EXERCISE AIM:
Collect all lines from the listing that include the string "this".

[Stored entries]

══════

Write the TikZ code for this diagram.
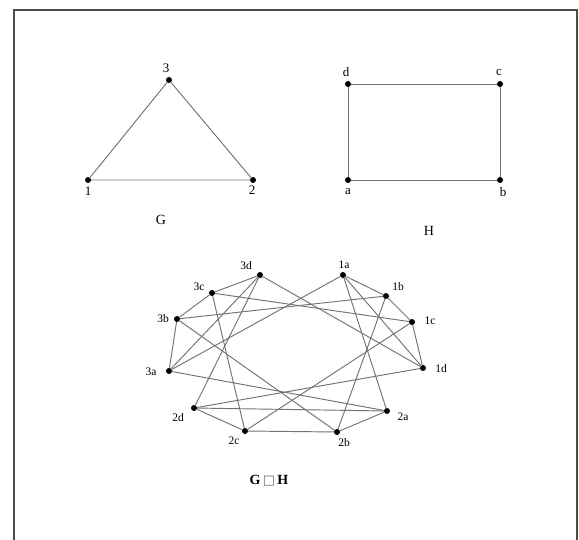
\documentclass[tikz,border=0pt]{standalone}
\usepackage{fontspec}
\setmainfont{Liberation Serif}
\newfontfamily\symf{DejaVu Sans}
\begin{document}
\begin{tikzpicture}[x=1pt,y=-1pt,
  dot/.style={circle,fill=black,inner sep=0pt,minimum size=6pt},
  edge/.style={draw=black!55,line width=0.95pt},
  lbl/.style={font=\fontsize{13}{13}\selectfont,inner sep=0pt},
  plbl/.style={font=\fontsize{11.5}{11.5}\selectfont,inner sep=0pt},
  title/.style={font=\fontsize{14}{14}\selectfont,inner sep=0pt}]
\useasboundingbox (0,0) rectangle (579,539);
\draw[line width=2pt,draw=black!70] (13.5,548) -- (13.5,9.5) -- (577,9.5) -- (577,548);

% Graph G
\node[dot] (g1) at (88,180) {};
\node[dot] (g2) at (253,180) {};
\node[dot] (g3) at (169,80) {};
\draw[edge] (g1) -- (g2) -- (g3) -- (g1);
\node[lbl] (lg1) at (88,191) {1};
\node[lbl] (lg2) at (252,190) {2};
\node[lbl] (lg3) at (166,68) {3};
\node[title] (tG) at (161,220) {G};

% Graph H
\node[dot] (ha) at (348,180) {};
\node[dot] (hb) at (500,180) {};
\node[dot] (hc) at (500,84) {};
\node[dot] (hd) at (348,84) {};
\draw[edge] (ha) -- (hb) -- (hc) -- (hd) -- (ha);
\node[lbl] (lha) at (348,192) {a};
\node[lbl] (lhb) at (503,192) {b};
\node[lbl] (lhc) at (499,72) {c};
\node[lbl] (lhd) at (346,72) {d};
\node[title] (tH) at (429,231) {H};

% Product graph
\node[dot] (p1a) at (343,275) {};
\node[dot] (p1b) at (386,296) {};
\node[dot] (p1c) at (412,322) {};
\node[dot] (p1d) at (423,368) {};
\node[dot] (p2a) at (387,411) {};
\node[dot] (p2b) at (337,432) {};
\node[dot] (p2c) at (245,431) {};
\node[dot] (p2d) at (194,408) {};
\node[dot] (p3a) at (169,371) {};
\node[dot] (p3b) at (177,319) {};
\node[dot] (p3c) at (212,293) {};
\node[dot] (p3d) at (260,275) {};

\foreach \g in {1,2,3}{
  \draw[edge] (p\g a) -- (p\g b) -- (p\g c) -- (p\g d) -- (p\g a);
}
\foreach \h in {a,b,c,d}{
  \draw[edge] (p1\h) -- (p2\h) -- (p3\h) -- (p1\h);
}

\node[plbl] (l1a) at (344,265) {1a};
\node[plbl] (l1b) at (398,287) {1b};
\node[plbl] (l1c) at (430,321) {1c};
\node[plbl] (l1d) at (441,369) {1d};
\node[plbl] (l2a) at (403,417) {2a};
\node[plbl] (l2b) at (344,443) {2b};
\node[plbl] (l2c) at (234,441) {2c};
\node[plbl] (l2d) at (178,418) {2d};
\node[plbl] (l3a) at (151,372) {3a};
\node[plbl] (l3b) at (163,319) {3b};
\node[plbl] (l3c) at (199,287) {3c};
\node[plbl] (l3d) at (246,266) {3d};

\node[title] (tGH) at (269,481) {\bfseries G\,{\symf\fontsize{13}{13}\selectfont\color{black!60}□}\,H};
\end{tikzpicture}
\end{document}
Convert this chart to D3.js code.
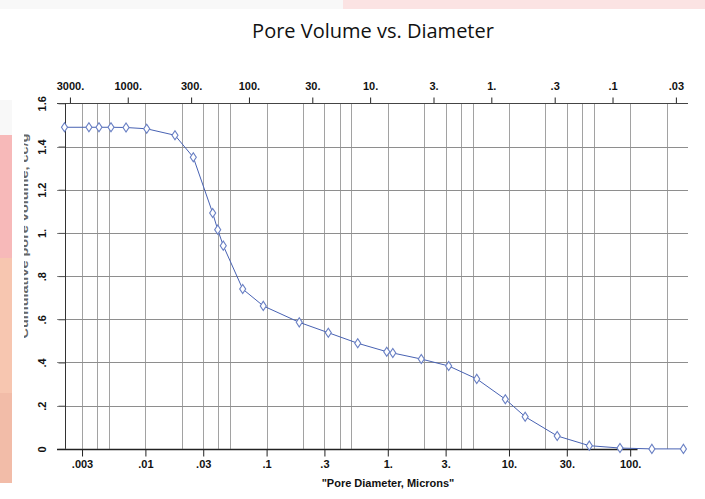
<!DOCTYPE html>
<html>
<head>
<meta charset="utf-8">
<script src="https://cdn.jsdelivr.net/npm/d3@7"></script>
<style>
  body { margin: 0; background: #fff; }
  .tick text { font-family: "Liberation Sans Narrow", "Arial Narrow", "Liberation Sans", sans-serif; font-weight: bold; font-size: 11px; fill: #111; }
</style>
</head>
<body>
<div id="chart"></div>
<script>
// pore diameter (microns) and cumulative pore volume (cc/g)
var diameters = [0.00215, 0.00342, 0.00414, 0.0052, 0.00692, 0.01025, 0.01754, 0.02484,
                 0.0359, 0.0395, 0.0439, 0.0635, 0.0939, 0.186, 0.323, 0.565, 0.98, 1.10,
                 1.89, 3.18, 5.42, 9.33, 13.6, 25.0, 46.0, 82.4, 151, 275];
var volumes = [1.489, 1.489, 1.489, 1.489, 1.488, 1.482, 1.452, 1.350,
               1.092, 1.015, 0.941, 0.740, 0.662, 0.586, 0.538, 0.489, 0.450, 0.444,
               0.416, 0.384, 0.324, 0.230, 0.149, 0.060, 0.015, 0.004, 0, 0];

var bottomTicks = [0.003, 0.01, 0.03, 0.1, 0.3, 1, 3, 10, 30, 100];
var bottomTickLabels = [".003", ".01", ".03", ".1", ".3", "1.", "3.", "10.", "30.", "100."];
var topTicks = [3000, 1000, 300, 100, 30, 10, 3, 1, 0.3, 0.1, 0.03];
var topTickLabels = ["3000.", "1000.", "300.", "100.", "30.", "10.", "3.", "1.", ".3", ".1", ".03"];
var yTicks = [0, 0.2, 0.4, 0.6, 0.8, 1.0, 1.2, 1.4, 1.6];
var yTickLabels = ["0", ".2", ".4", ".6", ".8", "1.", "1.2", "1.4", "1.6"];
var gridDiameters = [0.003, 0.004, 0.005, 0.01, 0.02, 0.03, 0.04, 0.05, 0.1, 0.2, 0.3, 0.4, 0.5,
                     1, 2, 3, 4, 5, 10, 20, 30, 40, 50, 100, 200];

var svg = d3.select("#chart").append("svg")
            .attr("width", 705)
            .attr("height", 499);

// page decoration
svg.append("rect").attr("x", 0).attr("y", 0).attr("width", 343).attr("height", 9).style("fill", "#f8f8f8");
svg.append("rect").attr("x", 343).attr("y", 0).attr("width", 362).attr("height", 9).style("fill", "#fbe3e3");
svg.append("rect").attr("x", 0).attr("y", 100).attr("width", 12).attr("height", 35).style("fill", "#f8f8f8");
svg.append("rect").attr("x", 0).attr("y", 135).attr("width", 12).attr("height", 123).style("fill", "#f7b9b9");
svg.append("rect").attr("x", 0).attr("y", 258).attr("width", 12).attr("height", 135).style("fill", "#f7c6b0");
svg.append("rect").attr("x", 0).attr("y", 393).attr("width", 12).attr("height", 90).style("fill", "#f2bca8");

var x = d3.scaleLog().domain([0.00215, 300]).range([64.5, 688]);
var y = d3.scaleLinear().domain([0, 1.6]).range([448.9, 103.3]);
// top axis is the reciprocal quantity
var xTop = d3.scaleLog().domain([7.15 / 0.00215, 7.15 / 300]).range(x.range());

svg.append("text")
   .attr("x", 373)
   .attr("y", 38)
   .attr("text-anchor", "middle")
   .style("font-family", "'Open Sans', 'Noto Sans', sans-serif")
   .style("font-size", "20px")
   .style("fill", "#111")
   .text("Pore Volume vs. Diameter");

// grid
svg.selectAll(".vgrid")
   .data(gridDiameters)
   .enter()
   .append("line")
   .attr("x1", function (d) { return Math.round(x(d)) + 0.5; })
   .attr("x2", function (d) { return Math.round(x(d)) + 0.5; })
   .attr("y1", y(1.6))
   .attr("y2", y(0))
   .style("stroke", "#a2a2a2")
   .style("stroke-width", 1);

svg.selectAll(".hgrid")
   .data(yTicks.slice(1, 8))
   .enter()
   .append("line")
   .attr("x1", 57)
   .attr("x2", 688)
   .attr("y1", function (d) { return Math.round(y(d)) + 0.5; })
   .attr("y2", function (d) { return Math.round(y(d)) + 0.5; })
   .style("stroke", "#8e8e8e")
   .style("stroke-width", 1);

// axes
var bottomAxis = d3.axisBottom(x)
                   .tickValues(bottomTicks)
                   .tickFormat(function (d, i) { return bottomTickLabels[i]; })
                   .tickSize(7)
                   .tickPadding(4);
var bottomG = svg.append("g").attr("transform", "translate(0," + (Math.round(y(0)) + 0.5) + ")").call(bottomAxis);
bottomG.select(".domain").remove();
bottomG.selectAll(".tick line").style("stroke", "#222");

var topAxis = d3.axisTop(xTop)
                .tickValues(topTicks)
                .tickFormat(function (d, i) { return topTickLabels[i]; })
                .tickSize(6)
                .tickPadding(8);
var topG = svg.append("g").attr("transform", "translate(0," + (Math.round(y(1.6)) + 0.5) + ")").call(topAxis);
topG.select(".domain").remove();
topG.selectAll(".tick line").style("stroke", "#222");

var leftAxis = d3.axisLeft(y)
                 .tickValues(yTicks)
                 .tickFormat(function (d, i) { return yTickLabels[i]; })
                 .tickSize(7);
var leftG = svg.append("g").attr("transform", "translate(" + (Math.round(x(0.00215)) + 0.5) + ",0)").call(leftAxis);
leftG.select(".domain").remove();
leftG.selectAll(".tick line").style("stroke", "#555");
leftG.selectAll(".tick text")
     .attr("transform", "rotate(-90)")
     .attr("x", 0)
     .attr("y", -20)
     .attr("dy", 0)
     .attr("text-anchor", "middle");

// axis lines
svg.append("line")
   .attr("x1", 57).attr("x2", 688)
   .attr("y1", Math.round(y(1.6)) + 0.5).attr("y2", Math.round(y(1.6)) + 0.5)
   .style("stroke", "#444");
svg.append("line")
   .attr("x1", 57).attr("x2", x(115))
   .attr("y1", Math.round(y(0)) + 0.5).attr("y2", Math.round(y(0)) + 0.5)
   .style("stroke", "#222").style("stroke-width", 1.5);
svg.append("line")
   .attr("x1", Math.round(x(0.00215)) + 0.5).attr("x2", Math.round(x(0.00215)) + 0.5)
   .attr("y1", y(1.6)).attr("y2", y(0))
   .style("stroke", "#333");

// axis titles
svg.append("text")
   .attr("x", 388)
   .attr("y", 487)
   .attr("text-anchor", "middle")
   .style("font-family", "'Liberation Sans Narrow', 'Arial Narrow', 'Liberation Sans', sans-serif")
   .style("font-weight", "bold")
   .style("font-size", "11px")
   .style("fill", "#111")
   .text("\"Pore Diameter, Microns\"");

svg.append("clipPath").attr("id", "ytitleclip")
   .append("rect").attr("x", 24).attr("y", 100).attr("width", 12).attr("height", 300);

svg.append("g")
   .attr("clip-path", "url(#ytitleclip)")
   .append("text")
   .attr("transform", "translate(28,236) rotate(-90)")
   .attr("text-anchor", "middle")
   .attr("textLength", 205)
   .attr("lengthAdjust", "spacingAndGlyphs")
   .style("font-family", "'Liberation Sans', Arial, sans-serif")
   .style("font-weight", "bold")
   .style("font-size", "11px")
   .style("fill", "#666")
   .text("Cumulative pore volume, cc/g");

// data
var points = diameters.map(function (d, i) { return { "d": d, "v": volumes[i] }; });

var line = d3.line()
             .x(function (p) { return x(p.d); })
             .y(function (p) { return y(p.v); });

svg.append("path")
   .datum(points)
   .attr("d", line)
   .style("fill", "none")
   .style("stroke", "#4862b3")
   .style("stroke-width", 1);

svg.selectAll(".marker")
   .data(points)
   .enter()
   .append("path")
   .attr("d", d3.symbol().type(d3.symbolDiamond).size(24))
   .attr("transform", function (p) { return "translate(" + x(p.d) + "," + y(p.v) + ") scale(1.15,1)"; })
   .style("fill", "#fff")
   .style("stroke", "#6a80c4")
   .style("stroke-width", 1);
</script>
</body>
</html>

══════

CORRECT ANSWER:
Write the TikZ code for this diagram.
Convert this chart to D3.js code.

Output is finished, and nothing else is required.